The haul there had been long; as a lonesome trailblazer I initiated the journey from the airport in the Netherlands. A foreshadowing terror when I was denied at check-in, lacking an exit-ticket not requested or asked for last time, resulted in a 20 or so minutes back and forth messages and exchanging information with Kath ending in a booked bus proving exit from Malaysia. Delightful. From there on, the saunter to my gate went surprisingly effortless and before I knew it, the sleepless flight had started.

After an endless voyage, the wheels of the – second – plane finally graced the runway and with a squealing sound the arrival was announced. It was a late afternoon and I knew I had two options at this point: One, I depart the airport in search of a cheap hostel, stay there a night resting in the comfort of a soft bed and then during twilight scurry off to the town of destination. Two, head to the bus straight away, taking on an immediate six-hour drive in the hope I get to rest and arrive in the dead of the night to only wait until the hour grows at an acceptable stance for calling someone awake. Those that know me well enough will know I opted for the second choice.

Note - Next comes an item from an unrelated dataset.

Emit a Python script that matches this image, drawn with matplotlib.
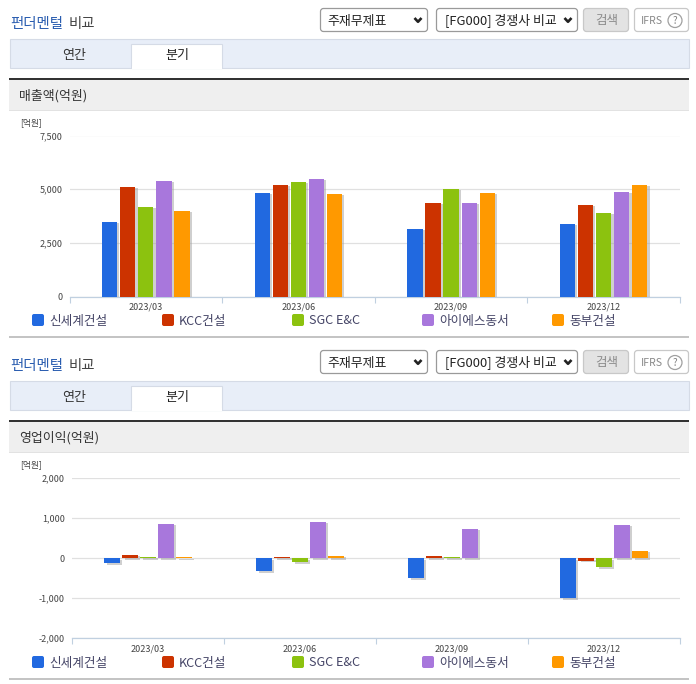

And these same people will know my exact luck coming in the shape of a night’s visit from Insomnia. For reasons unknown, this devil’s terror only appears at worst timings and such was this bus ride after an already lacking of sleep. The air-condition was on, and though I praise the lords when the first breeze of cool air gently strikes my skin, hours in I had regret the sweater still recessing inside my backpack as now the bundles of hair on my arms had risen into a goose-bump and my body occasionally shivered. Once we arrived, wistfully precise by clock, the night had struck and the town was asleep. As the apartment would officially be under my name by afternoon, I felt it unfair to waken the owner on the night before and therefore I watched the hours pass inside the harbour’s cooled building and even managed to sneak in a tiny, awkward nap. Then, delirious on a growing hunger and need for sleep, I contacted the pick-up and within the hour I stood inside the spacious room. With a stomach expected to remain satiated and restrain from protesting on a single meal doused with the wrong spices taken half a day ago, I hadn’t felt the greatest. But, to be back on known land under these rough traveller’s conditions with mere days separated between me and my love, the feeling of bliss overshadowed the wailing body and after quenching my thirst by hosing a glass of water down my throat and gorging on a snack of dry cereal, I waddled to my bed carrying a smile. It feels great to be home.